On Thursday, Jan. 19, hospital staff got the word: BMC was among just nine of 54 programs to be accredited through a newly merged ACGME and American Osteopathic Association process.
The path to get there wasn't easy. After losing the accreditation, hospital staff met on a weekly basis. The teaching program was completely revamped, the documentation process improved. The temporary residencies were eliminated while the number of physician assistants was increased.
"We have to monitor everything the residents are doing. We have to provide didactics, scholarly activity. We have to be involved in doing research, clinical research. Our residents have to leave this program with a minimum number of cases. Starting next year, it is 850 cases," DiSiena said.

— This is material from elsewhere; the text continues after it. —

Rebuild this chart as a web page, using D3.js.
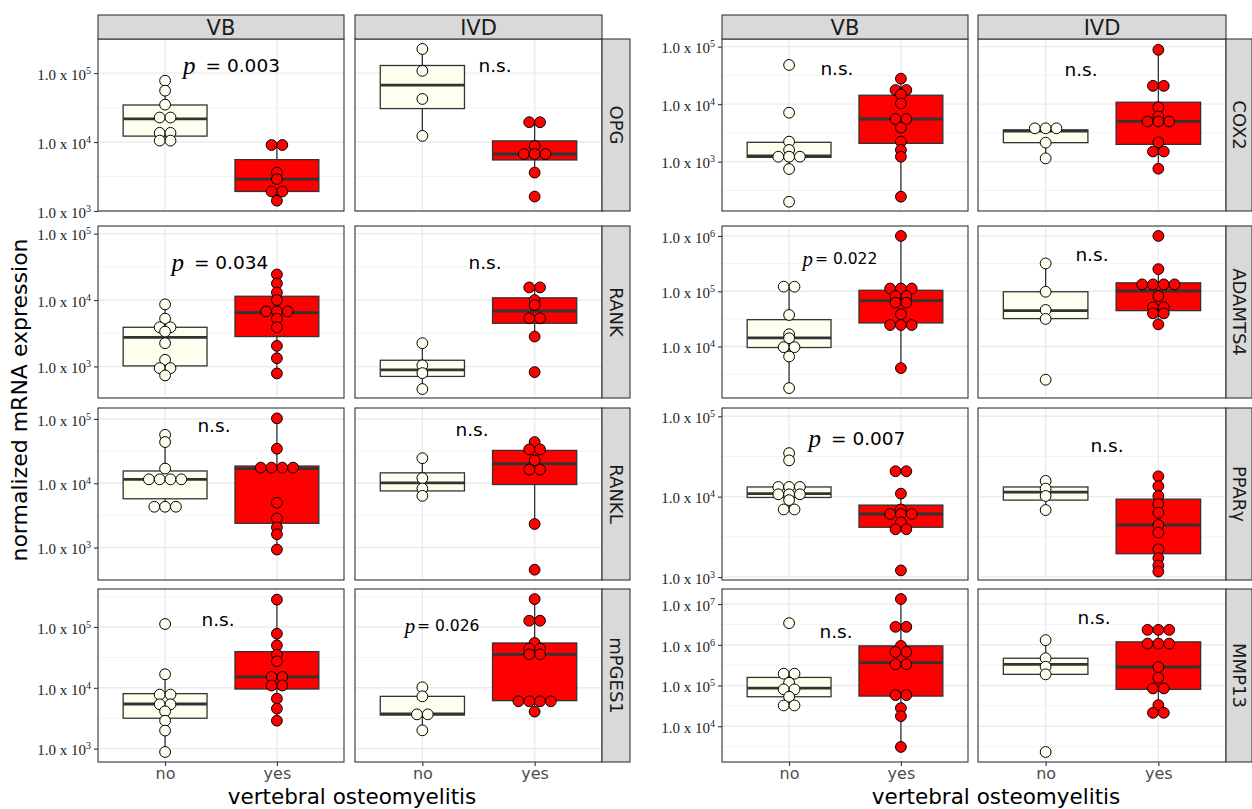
<!DOCTYPE html>
<html>
<head>
<meta charset="utf-8">
<script src="https://cdn.jsdelivr.net/npm/d3@7"></script>
<style>
  body { margin: 0; background: #fff; }
  svg { display: block; }
</style>
</head>
<body>
<div id="chart"></div>
<script>
// categories
const xCats = ['no', 'yes'];
const tissues = ['VB', 'IVD'];
const genesLeft = ['OPG', 'RANK', 'RANKL', 'mPGES1'];
const genesRight = ['COX2', 'ADAMTS4', 'PPARγ', 'MMP13'];

// y limits of every facet row (log10 units)
const limLeft = [[3.0, 5.495], [2.525, 5.115], [2.495, 5.17], [2.78, 5.625]];
const limRight = [[2.142, 5.133], [3.069, 6.18], [2.963, 5.103], [3.122, 7.37]];

// dots, order: VB no, VB yes, IVD no, IVD yes
const ptsOPG = [
  [77600, 55600, 34900, 22700, 22700, 13600, 13600, 10500, 10500],
  [9060, 9060, 3610, 2900, 1920, 1920, 1410],
  [224000, 108000, 42200, 12300],
  [19400, 19400, 8750, 6710, 6710, 6710, 3610, 1620]
];
const ptsRANK = [
  [8610, 5250, 3890, 3890, 3350, 2240, 1260, 944, 944, 733],
  [24300, 17800, 13000, 10000, 6760, 6760, 6760, 5250, 3890, 2040, 1330, 785],
  [2240, 1040, 794, 457],
  [15500, 15500, 10000, 8410, 5310, 5310, 2820, 822]
];
const ptsRANKL = [
  [56600, 43700, 16900, 11500, 11500, 11500, 11500, 4310, 4310, 4310],
  [102000, 34400, 17500, 17500, 17500, 17500, 4970, 2840, 2060, 1610, 931],
  [24500, 12000, 8280, 6370],
  [43700, 33600, 33600, 22700, 16300, 16300, 2320, 452]
];
const ptsMPGES1 = [
  [112000, 16700, 7730, 7730, 5360, 5360, 4110, 2880, 1980, 881],
  [282000, 77600, 50000, 35100, 27300, 15100, 15100, 10900, 10900, 6640, 4550, 2880],
  [10200, 7240, 3660, 3660, 2000],
  [288000, 127000, 127000, 54600, 44100, 44100, 35500, 35500, 6000, 6000, 6000, 6000, 4060]
];
const ptsCOX2 = [
  [48000, 7110, 2230, 1600, 1220, 1220, 1220, 745, 201],
  [27700, 17600, 17600, 14800, 10300, 5520, 5520, 3900, 2230, 1600, 1220, 246],
  [3800, 3800, 3800, 2140, 1140],
  [88100, 20800, 20800, 8810, 6070, 5000, 5000, 5000, 2170, 1500, 1500, 755]
];
const ptsADAMTS4 = [
  [121000, 121000, 37200, 16700, 14100, 9730, 9730, 6610, 1770],
  [1000000, 112000, 112000, 112000, 81800, 81800, 62100, 62100, 38300, 24500, 24500, 24500, 4070],
  [318000, 97900, 45800, 31600, 2510],
  [1000000, 251000, 133000, 133000, 133000, 133000, 81800, 51200, 51200, 39800, 39800, 25200]
];
const ptsPPARG = [
  [34800, 28300, 13200, 13200, 13200, 10700, 10700, 10700, 9060, 6930, 6930],
  [20700, 20700, 10900, 6930, 6080, 6080, 6080, 4790, 3930, 3930, 1210],
  [15700, 12600, 10200, 6810],
  [17900, 13500, 10200, 8070, 6310, 4440, 3570, 2220, 1720, 1390, 1170]
];
const ptsMMP13 = [
  [3400000, 195000, 195000, 117000, 80400, 80400, 53000, 32400, 32400],
  [13300000, 2760000, 2760000, 940000, 668000, 668000, 332000, 332000, 58200, 58200, 27900, 17700, 3100],
  [1300000, 467000, 290000, 188000, 2330],
  [2330000, 2330000, 2330000, 1070000, 1070000, 1070000, 285000, 156000, 84900, 84900, 33000, 21400, 21400]
];

// box stats: [lower whisker, q1, median, q3, upper whisker]
const boxOPG = [[10500, 12200, 21700, 34500, 77600], [1410, 1920, 2900, 5560, 9060],
  [12300, 30600, 67100, 129000, 224000], [3610, 5500, 6710, 10400, 19400]];
const boxRANK = [[733, 1020, 2750, 3890, 8610], [785, 2820, 6460, 11400, 24300],
  [457, 708, 891, 1240, 2240], [2820, 4470, 6840, 10800, 15500]];
const boxRANKL = [[4310, 5730, 11500, 15500, 56600], [931, 2380, 16900, 18500, 102000],
  [6370, 7590, 10100, 14500, 24500], [2320, 9550, 20100, 32400, 43700]];
const boxMPGES1 = [[881, 3160, 5420, 8020, 16700], [2880, 9550, 15100, 39400, 282000],
  [2000, 3570, 3720, 7240, 10200], [4060, 6150, 35500, 54600, 288000]];
const boxCOX2 = [[745, 1190, 1260, 2170, 2230], [246, 2080, 5520, 14300, 27700],
  [1140, 2140, 3410, 3560, 3800], [755, 2000, 5000, 10800, 88100]];
const boxADAMTS4 = [[1770, 9600, 14300, 30600, 121000], [4070, 26700, 67500, 104000, 1000000],
  [31600, 32000, 44600, 97900, 318000], [25200, 44600, 101000, 142000, 251000]];
const boxPPARG = [[6930, 9770, 10900, 13200, 13200], [3930, 4160, 6080, 7850, 10900],
  [6810, 9060, 11400, 13200, 15700], [1170, 1950, 4440, 9310, 17900]];
const boxMMP13 = [[32400, 53000, 86700, 158000, 195000], [3100, 55000, 365000, 940000, 13300000],
  [188000, 188000, 332000, 467000, 1300000], [21400, 80400, 285000, 1180000, 2330000]];

// test labels per row: [VB, IVD]
const notesLeft = [['p = 0.003', 'n.s.'], ['p = 0.034', 'n.s.'], ['n.s.', 'n.s.'], ['n.s.', 'p= 0.026']];
const notesRight = [['n.s.', 'n.s.'], ['p= 0.022', 'n.s.'], ['p = 0.007', 'n.s.'], ['n.s.', 'n.s.']];
// where the labels sit (x in category units, y in data units)
const noteXLeft = [[1.594, 1.647], [1.49, 1.558], [1.437, 1.442], [1.473, 1.175]];
const noteYLeft = [[132000, 127000], [37200, 37200], [79400, 68400], [132000, 105000]];
const noteXRight = [[1.428, 1.314], [1.455, 1.411], [1.607, 1.544], [1.42, 1.429]];
const noteYRight = [[40900, 39400], [380000, 468000], [53000, 43400], [2160000, 4790000]];

const W = 1252, H = 809;
const rowY = [[39, 211], [226, 398], [408, 580], [589, 762]];
const stripTop = [15, 39];
const fills = { no: '#FFFFF0', yes: '#FF0000' };
const ink = '#333333';
const dotR = 5.4;

const groups = [
  { genes: genesLeft, lims: limLeft,
    pts: [ptsOPG, ptsRANK, ptsRANKL, ptsMPGES1], box: [boxOPG, boxRANK, boxRANKL, boxMPGES1],
    notes: notesLeft, noteX: noteXLeft, noteY: noteYLeft,
    panelX: [[98, 344], [355, 602]], stripX: [602, 630], titleX: 352 },
  { genes: genesRight, lims: limRight,
    pts: [ptsCOX2, ptsADAMTS4, ptsPPARG, ptsMMP13], box: [boxCOX2, boxADAMTS4, boxPPARG, boxMMP13],
    notes: notesRight, noteX: noteXRight, noteY: noteYRight,
    panelX: [[722, 968], [978, 1226]], stripX: [1226, 1252], titleX: 996 }
];

const svg = d3.select('#chart').append('svg')
  .attr('width', W).attr('height', H)
  .style('font-family', "'DejaVu Sans', Verdana, sans-serif");

function drawNote(g, x, y, label) {
  const m = label.match(/^p(\s?)=\s(.*)$/);
  const size = m && !m[1] ? 15.5 : 18.5;
  const t = g.append('text')
    .attr('x', x).attr('y', y)
    .attr('text-anchor', 'middle').attr('dominant-baseline', 'central')
    .attr('font-size', size).attr('fill', '#000');
  if (m) {
    t.append('tspan').text('p')
      .attr('font-family', "'Liberation Serif', serif").attr('font-style', 'italic')
      .attr('font-size', size * 1.35);
    t.append('tspan').attr('dx', m[1] ? 10 : 2).text('= ' + m[2]);
  } else {
    t.text(label);
  }
}

groups.forEach(grp => {
  grp.genes.forEach((gene, r) => {
    const [y0, y1] = rowY[r];
    const [lo, hi] = grp.lims[r];
    const y = d3.scaleLog().domain([10 ** lo, 10 ** hi]).range([y1, y0]);
    const majors = d3.range(Math.ceil(lo - 1e-6), Math.floor(hi + 1e-6) + 1).map(e => 10 ** e);
    const minors = d3.range(Math.floor(lo) - 0.5, hi, 1).filter(e => e > lo).map(e => 10 ** e);

    tissues.forEach((tis, c) => {
      const [x0, x1] = grp.panelX[c];
      const xs = d3.scalePoint().domain(xCats).range([x0, x1]).padding(0.6);
      const xu = d3.scaleLinear().domain([0.4, 2.6]).range([x0, x1]);
      const boxW = xu(1.375) - xu(0.625);
      const g = svg.append('g');

      g.append('rect').attr('x', x0).attr('y', y0)
        .attr('width', x1 - x0).attr('height', y1 - y0).attr('fill', '#fff');

      // grid
      g.selectAll('line.minor').data(minors).join('line').attr('class', 'minor')
        .attr('x1', x0).attr('x2', x1).attr('y1', d => y(d)).attr('y2', d => y(d))
        .attr('stroke', '#f2f2f2').attr('stroke-width', 0.9);
      g.selectAll('line.major').data(majors).join('line').attr('class', 'major')
        .attr('x1', x0).attr('x2', x1).attr('y1', d => y(d)).attr('y2', d => y(d))
        .attr('stroke', '#ebebeb').attr('stroke-width', 1.4);
      g.selectAll('line.vmajor').data(xCats).join('line').attr('class', 'vmajor')
        .attr('x1', d => xs(d)).attr('x2', d => xs(d)).attr('y1', y0).attr('y2', y1)
        .attr('stroke', '#ebebeb').attr('stroke-width', 1.4);

      xCats.forEach((cat, k) => {
        const s = grp.box[r][c * 2 + k];
        const cx = xs(cat);
        // whiskers
        g.append('line').attr('x1', cx).attr('x2', cx).attr('y1', y(s[3])).attr('y2', y(s[4]))
          .attr('stroke', ink).attr('stroke-width', 1.3);
        g.append('line').attr('x1', cx).attr('x2', cx).attr('y1', y(s[1])).attr('y2', y(s[0]))
          .attr('stroke', ink).attr('stroke-width', 1.3);
        // box
        g.append('rect').attr('x', cx - boxW / 2).attr('width', boxW)
          .attr('y', y(s[3])).attr('height', y(s[1]) - y(s[3]))
          .attr('fill', fills[cat]).attr('stroke', ink).attr('stroke-width', 1.3);
        g.append('line').attr('x1', cx - boxW / 2).attr('x2', cx + boxW / 2)
          .attr('y1', y(s[2])).attr('y2', y(s[2]))
          .attr('stroke', ink).attr('stroke-width', 2.8);

        // dots, equal values are stacked side by side
        const stacks = d3.groups(grp.pts[r][c * 2 + k], v => v);
        const dots = [];
        stacks.forEach(([v, arr]) => {
          arr.forEach((_, j) => dots.push({ v, off: (j - (arr.length - 1) / 2) * dotR * 2 }));
        });
        g.selectAll('circle.d' + k).data(dots).join('circle').attr('class', 'd' + k)
          .attr('cx', d => cx + d.off).attr('cy', d => y(d.v)).attr('r', dotR)
          .attr('fill', fills[cat]).attr('stroke', '#000').attr('stroke-width', 1);
      });

      // border
      g.append('rect').attr('x', x0).attr('y', y0)
        .attr('width', x1 - x0).attr('height', y1 - y0)
        .attr('fill', 'none').attr('stroke', ink).attr('stroke-width', 1.1);

      drawNote(g, xu(grp.noteX[r][c]), y(grp.noteY[r][c]), grp.notes[r][c]);

      if (r === 0) {
        svg.append('rect').attr('x', x0).attr('y', stripTop[0])
          .attr('width', x1 - x0).attr('height', stripTop[1] - stripTop[0])
          .attr('fill', '#d9d9d9').attr('stroke', ink).attr('stroke-width', 1.1);
        svg.append('text').attr('x', (x0 + x1) / 2).attr('y', (stripTop[0] + stripTop[1]) / 2 + 1)
          .attr('text-anchor', 'middle').attr('dominant-baseline', 'central')
          .attr('font-size', 21).attr('fill', '#1a1a1a').text(tis);
      }

      if (c === 0) {
        const ax = svg.append('g').attr('transform', `translate(${x0},0)`)
          .call(d3.axisLeft(y).tickValues(majors).tickSize(4).tickPadding(3).tickFormat(''));
        ax.select('.domain').remove();
        ax.selectAll('.tick line').attr('stroke', ink).attr('stroke-width', 1.1);
        ax.selectAll('.tick text').each(function (d) {
          const t = d3.select(this).attr('font-family', "'Liberation Serif', serif")
            .attr('font-size', 15).attr('fill', '#222').attr('dy', '0.42em');
          t.append('tspan').text('1.0 x 10');
          t.append('tspan').attr('font-size', 10).attr('dy', -6).text(Math.round(Math.log10(d)));
        });
      }

      if (r === rowY.length - 1) {
        const ax = svg.append('g').attr('transform', `translate(0,${y1})`)
          .call(d3.axisBottom(xs).tickSize(4).tickPadding(2));
        ax.select('.domain').remove();
        ax.selectAll('.tick line').attr('stroke', ink).attr('stroke-width', 1.1);
        ax.selectAll('.tick text').attr('font-family', "'DejaVu Sans', sans-serif")
          .attr('font-size', 16).attr('fill', '#4d4d4d');
      }
    });

    // gene strip on the right
    const [sx0, sx1] = grp.stripX;
    svg.append('rect').attr('x', sx0).attr('y', y0)
      .attr('width', sx1 - sx0).attr('height', y1 - y0)
      .attr('fill', '#d9d9d9').attr('stroke', ink).attr('stroke-width', 1.1);
    svg.append('text')
      .attr('transform', `translate(${(sx0 + sx1) / 2},${(y0 + y1) / 2}) rotate(90)`)
      .attr('text-anchor', 'middle').attr('dominant-baseline', 'central')
      .attr('font-size', 18).attr('fill', '#1a1a1a').text(gene);
  });

  svg.append('text').attr('x', grp.titleX).attr('y', 804)
    .attr('text-anchor', 'middle').attr('font-size', 21.5).attr('fill', '#000')
    .text('vertebral osteomyelitis');
});

svg.append('text')
  .attr('transform', 'translate(27,400) rotate(-90)')
  .attr('text-anchor', 'middle').attr('font-size', 22).attr('fill', '#000')
  .text('normalized mRNA expression');
</script>
</body>
</html>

The newly revamped program grew in participation and now there are nine in the program. On July 1, the full complement of 10 residents will be on board.

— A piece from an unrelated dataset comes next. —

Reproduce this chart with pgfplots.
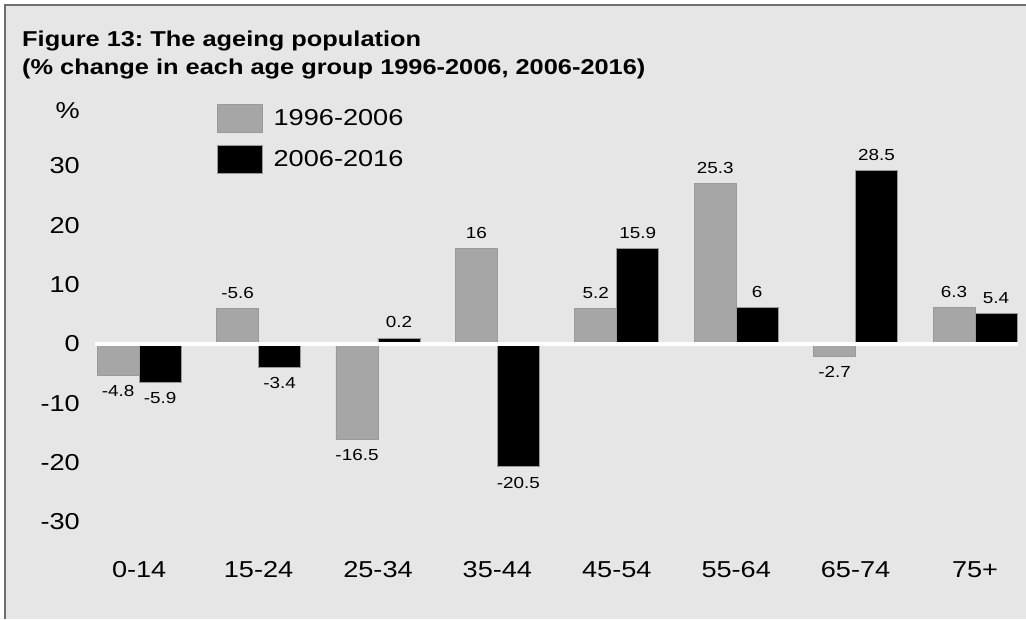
\documentclass[border=0pt]{standalone}
\usepackage{pgfplots}
\pgfplotsset{compat=1.18}
\usepackage{fontspec}
\setmainfont{Liberation Sans}[FakeStretch=1.18]
\definecolor{bg}{HTML}{E6E6E6}
\definecolor{bargrey}{HTML}{A6A6A6}
\definecolor{edge}{HTML}{9A9A9A}
\definecolor{frame}{HTML}{6E6E6E}
\frenchspacing
\begin{document}
\begin{tikzpicture}
\useasboundingbox (0,0) rectangle (1026pt,-619pt);
\fill[white] (0,0) rectangle (1026pt,-619pt);
\fill[bg] (5pt,-5pt) rectangle (1026pt,-619pt);
\draw[frame, line width=1.5pt] (5pt,-619pt) -- (5pt,-5pt) -- (1026pt,-5pt);
\node[anchor=base west, font=\bfseries\fontsize{21.5}{25}\selectfont, inner sep=0pt] at (22pt,-46.5pt) {Figure 13: The ageing population};
\node[anchor=base west, font=\bfseries\fontsize{21.5}{25}\selectfont, inner sep=0pt] at (22pt,-74.5pt) {(\% change in each age group 1996-2006, 2006-2016)};
\node[anchor=east, inner sep=0pt, font=\fontsize{23}{27}\selectfont] at (80pt,-111pt) {\%};
\begin{axis}[
  at={(95pt,-522pt)}, anchor=south west,
  scale only axis, width=923pt, height=356pt,
  xmin=-0.37, xmax=7.36, ymin=-30, ymax=30,
  ybar=0pt, bar width=42pt,
  axis line style={draw=none}, tick style={draw=none},
  major tick length=0pt,
  ytick={-30,-20,-10,0,10,20,30},
  yticklabels={-30,-20,-10,0,10,20,30},
  xtick={0,1,2,3,4,5,6,7},
  xticklabels={0-14,15-24,25-34,35-44,45-54,55-64,65-74,75+},
  tick label style={font=\fontsize{23}{27}\selectfont},
  yticklabel style={anchor=east, inner sep=0pt, xshift=-15pt},
  xticklabel style={anchor=center, inner sep=0pt, yshift=-48pt},
  point meta=explicit symbolic,
  visualization depends on={y \as \rawy},
  nodes near coords,
  nodes near coords style={font=\fontsize{16}{19}\selectfont, inner sep=0pt, outer sep=10pt, text=black},
  every node near coord/.append style={/utils/exec={\ifdim\rawy pt<0pt \gdef\myanc{north}\else\gdef\myanc{south}\fi}, anchor=\myanc},
  legend style={at={(axis description cs:0.1318,1.176)}, anchor=north west, draw=none, fill=none, inner sep=0pt, row sep=12.5pt, column sep=9pt, font=\fontsize{23}{27}\selectfont, cells={anchor=west}},
  legend image code/.code={\draw[#1] (0pt,-14pt) rectangle (45pt,14pt);},
  clip=false,
]
\addplot[fill=bargrey, draw=edge, line width=0.8pt] coordinates {
 (0,-5.3) [-4.8] (1,5.95) [-5.6] (2,-16.1) [-16.5] (3,16.1) [16]
 (4,5.95) [5.2] (5,27.0) [25.3] (6,-2.1) [-2.7] (7,6.2) [6.3]};
\addlegendentry{1996-2006}
\addplot[fill=black, draw=edge, line width=0.8pt] coordinates {
 (0,-6.4) [-5.9] (1,-3.9) [-3.4] (2,1.0) [0.2] (3,-20.7) [-20.5]
 (4,16.1) [15.9] (5,6.2) [6] (6,29.3) [28.5] (7,5.2) [5.4]};
\addlegendentry{2006-2016}
\draw[white, line width=3.2pt] (rel axis cs:0,0.5) -- (rel axis cs:1,0.5);
\end{axis}
\end{tikzpicture}
\end{document}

The clock was working against the hospital as AOA and ACGME began the process of merging. The programs are integrating by 2020 so the program had to be well structured and up to standards quickly or else the AOA accreditation would expire and no more residents could be accepted.
Last March, the hospital got a pre-accreditation for the new program and applications came in in greater amounts. Then in January, a site visit was held and the hospital was approved with a single site accreditation under the merged agencies.
Over the next five years, two residents will be accepted each year. The programs are five years long so 10 residents will be on site at a time. That number is what BMC's Chief Operating Officer Diane Kelly hadn't expected for a while. 
"We believed that if we could get back to 10 residents who were committed to us from the beginning to the end of their residency career, that would be a success for us," Kelly said. "I knew we'd be successful because I believe in us. But I'm not sure I believed our success would have been that great, that quick."
Being a teaching hospital had really been a part of BMC's identity for years. There are four other residency programs operating in the hospital and the surgical one had been there for some 50 years. The program acts as a feeder system for future surgeons to continue working in the Berkshires. It improves to work the entire team does.
"When you are a teaching program, it ups everybody's game. People are always learning. People are bringing in new energy. They are always researching and finding new ways and questioning why we do things and wanting to improve on how we do things," Kelly said. "Our commitment to education is a big part of why we are as strong as we are."
And it has a lot to do with surgery outcomes. Kelly boasted of the hospital achieving high marks from third-party rating agencies and credits much of that to the surgical outcomes. 
"This is a very busy hospital and when you are on call here you are very busy. You need that support in order to take care of the surgical service and provide quality care," DiSiena said. We're so heavily reliant on our residents as well as our other practitioners."
On a larger scale, BMC offers a "community-based" program and not a university one. The two types have different missions and the community-based program helps fill a future need. DiSiena said a shortage of surgeons to work in smaller towns and areas is on the horizon and programs like BMC's help fill that void.
"This is an outstanding hospital to do surgical residency in. Community-based hospitals offer a different experience than a university-based program. You get more hands on experience in a smaller program than you get in a larger university program," DiSiena said.